Oltre ai punti, rispetto allo scorso campionato sono calati anche i gol: 20 in meno. La spiegazione in questo caso è semplice, riassumibile in un nome: Cristiano Ronaldo. Basta aggiungere i suoi 27 gol di media a campionato in Serie A, o anche i 21 realizzati nella prima stagione, con Allegri, per ribaltare l’esito del confronto. Senza contare assist, rigori procurati e la libertà che derivava ai compagni dal surplus di attenzione riservato a lui dagli avversari. La voragine aperta dal suo addio improvviso avrebbe dovuto essere in parte colmata, da febbraio, da Dusan Vlahovic, (nel frattempo però la Juventus aveva perso Federico Chiesa): il serbo è partito bene, sei gol e un assit nelle prime 10 giornate, poi ha pagato l’aumento di impegni e pressioni e il cambio di compagni e modo di giocare. Non a caso le operazioni di mercato prefigurano una Juventus schierata con un 4-3-3, con DV7 in mezzo a due ali come alla Fiorentina. Oltre a questo, Allegri dovrà lavorare sulla fase offensiva. In questa stagione si è concentrato sulla necessità di ritrovare equilibrio e con quello la continuità, riuscendo a centrare tra dicembre e marzo 16 risultati utili che avevano portato la Juventus a sfiorare il rientro nella lotta Scudetto, sfumato con la sfortunata sconfitta contro l’Inter il 3 aprile allo Stadium. Nella prossima, oltre a non perdere di vista la fase difensiva, perché alla fine i gol subiti sono stati 37 come nello scorso campionato, dovrà migliorare l’efficacia della manovra, poco incisiva soprattutto contro squadre chiuse: limite che ha influito sul rendimento casalingo, con la squadra bianconera che allo Stadium, per anni punto di forza, ha raccolto gli stessi 35 punti fatti in trasferta. 
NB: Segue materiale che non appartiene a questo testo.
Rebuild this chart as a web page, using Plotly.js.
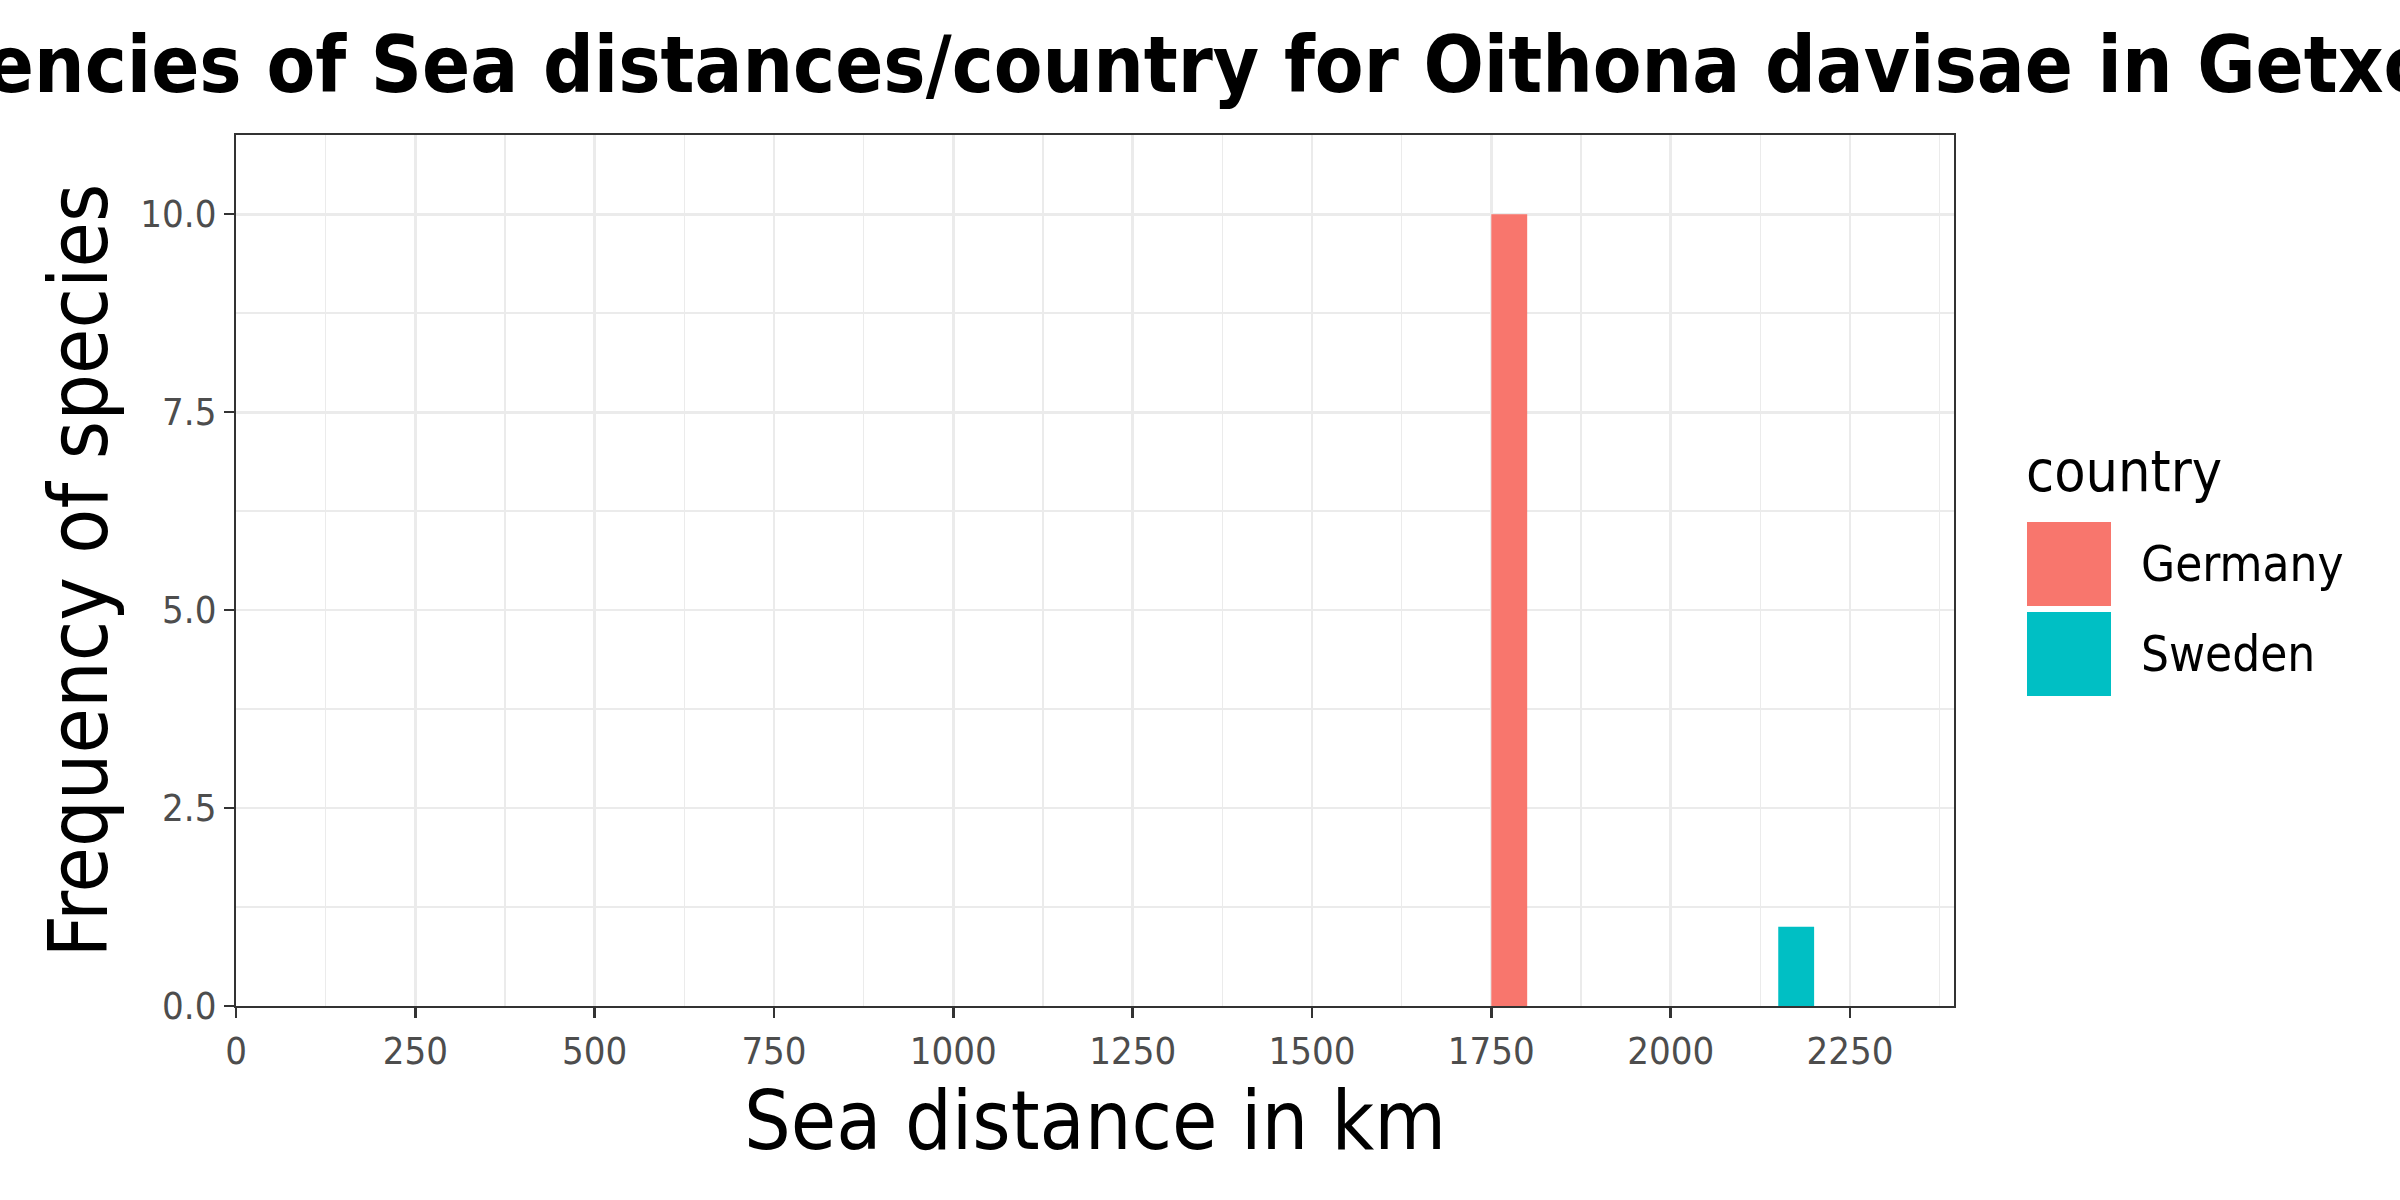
<!DOCTYPE html>
<html>
<head>
<meta charset="utf-8">
<script src="https://cdn.plot.ly/plotly-3.0.1.min.js"></script>
<style>
  html, body { margin: 0; padding: 0; background: #ffffff; }
  #chart { width: 2400px; height: 1200px; }
</style>
</head>
<body>
<div id="chart"></div>
<script>
// ---- data ----
var countries = ["Germany", "Sweden"];
var countryColors = ["#F8766D", "#00BFC4"];
var germanyBinCenters = [1775];
var germanyCounts = [10];
var swedenBinCenters = [2175];
var swedenCounts = [1];
var binWidth = 50;
var xTickValues = [0, 250, 500, 750, 1000, 1250, 1500, 1750, 2000, 2250];
var yTickValues = [0, 2.5, 5, 7.5, 10];
var chartTitle = "Frequencies of Sea distances/country for Oithona davisae in Getxo";
var xTitle = "Sea distance in km";
var yTitle = "Frequency of species";
var legendTitle = "country";

// ---- layout geometry (pixels) ----
var W = 2400, H = 1200;
var L = 236, R = 1954, T = 135, B = 1006;
var FONT = "DejaVu Sans Condensed, DejaVu Sans, sans-serif";
function px2x(p) { return (p - L) / (R - L); }
function px2y(p) { return (B - p) / (B - T); }

var traces = [
  {
    type: "bar",
    name: countries[0],
    x: germanyBinCenters,
    y: germanyCounts,
    width: germanyBinCenters.map(function () { return binWidth; }),
    marker: { color: countryColors[0], line: { width: 0 } },
    showlegend: false,
    hoverinfo: "x+y+name"
  },
  {
    type: "bar",
    name: countries[1],
    x: swedenBinCenters,
    y: swedenCounts,
    width: swedenBinCenters.map(function () { return binWidth; }),
    marker: { color: countryColors[1], line: { width: 0 } },
    showlegend: false,
    hoverinfo: "x+y+name"
  }
];

// manual ggplot-style legend (large square keys)
var keySize = 84, keyGap = 6, keyLeft = 2027, keyTop = 522, labelLeft = 2139;
var shapes = [];
var annotations = [];
annotations.push({
  xref: "paper", yref: "paper",
  x: px2x(2024), y: px2y(506),
  xanchor: "left", yanchor: "bottom",
  text: legendTitle, showarrow: false,
  font: { family: FONT, size: 57, color: "#000000" }
});
countries.forEach(function (c, i) {
  var top = keyTop + i * (keySize + keyGap);
  shapes.push({
    type: "rect", xref: "paper", yref: "paper",
    x0: px2x(keyLeft), x1: px2x(keyLeft + keySize),
    y0: px2y(top + keySize), y1: px2y(top),
    fillcolor: countryColors[i], line: { width: 0 }, layer: "above"
  });
  annotations.push({
    xref: "paper", yref: "paper",
    x: px2x(labelLeft), y: px2y(top + keySize / 2),
    xanchor: "left", yanchor: "middle",
    text: c, showarrow: false,
    font: { family: FONT, size: 49, color: "#000000" }
  });
});
// axis titles placed like ggplot's axis.title.x / axis.title.y
annotations.push({
  xref: "paper", yref: "paper",
  x: 0.5, y: px2y(1120),
  xanchor: "center", yanchor: "middle",
  text: xTitle, showarrow: false,
  font: { family: FONT, size: 82, color: "#000000" }
});
annotations.push({
  xref: "paper", yref: "paper",
  x: px2x(78), y: 0.5,
  xanchor: "center", yanchor: "middle",
  textangle: -90,
  text: yTitle, showarrow: false,
  font: { family: FONT, size: 82, color: "#000000" }
});

var layout = {
  width: W, height: H,
  margin: { l: L, r: W - R, t: T, b: H - B, pad: 0 },
  paper_bgcolor: "#ffffff",
  plot_bgcolor: "#ffffff",
  barmode: "overlay",
  showlegend: false,
  font: { family: FONT, color: "#000000" },
  title: {
    text: chartTitle,
    x: 0.5, xref: "paper", xanchor: "center",
    y: 1 - 64 / H, yref: "container", yanchor: "middle",
    font: { family: FONT, size: 79, color: "#000000", weight: "bold" }
  },
  xaxis: {
    range: [0, 2395],
    tickmode: "array",
    tickvals: xTickValues,
    ticktext: xTickValues.map(String),
    ticks: "outside", ticklen: 10, tickwidth: 2.5, tickcolor: "#333333",
    tickfont: { family: FONT, size: 38, color: "#4D4D4D" },
    showgrid: true, gridcolor: "#EBEBEB", gridwidth: 2.8,
    minor: { dtick: 125, tick0: 0, showgrid: true, gridcolor: "#EBEBEB", gridwidth: 1.4, ticks: "" },
    showline: true, linecolor: "#333333", linewidth: 2, mirror: true,
    zeroline: false
  },
  yaxis: {
    range: [0, 11],
    tickmode: "array",
    tickvals: yTickValues,
    ticktext: yTickValues.map(function (v) { return v.toFixed(1); }),
    ticks: "outside", ticklen: 10, tickwidth: 2.5, tickcolor: "#333333",
    tickfont: { family: FONT, size: 38, color: "#4D4D4D" },
    showgrid: true, gridcolor: "#EBEBEB", gridwidth: 2.8,
    minor: { dtick: 1.25, tick0: 0, showgrid: true, gridcolor: "#EBEBEB", gridwidth: 1.4, ticks: "" },
    showline: true, linecolor: "#333333", linewidth: 2, mirror: true,
    zeroline: false
  },
  shapes: shapes,
  annotations: annotations
};

Plotly.newPlot("chart", traces, layout, { staticPlot: true, displayModeBar: false });
</script>
</body>
</html>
Nel lavoro a cui dovrà dedicarsi sulla fase offensiva, e che dovrà riguardare anche l’aspetto mentale di una squadra spesso incapace di chiudere con personalità adeguata partite in cui si è mostrata superiore, Allegri dovrebbe avere a disposizione un surplus di qualità al cui reperimento la società sta lavorando: e che, specie se si concretizzeranno gli arrivi di Pogba Di Maria, dovrebbe colmare anche il deficit di gol su punizione (l’ultimo in campionato risale al 4 luglio 2020, firmato CR7) e da fuori area.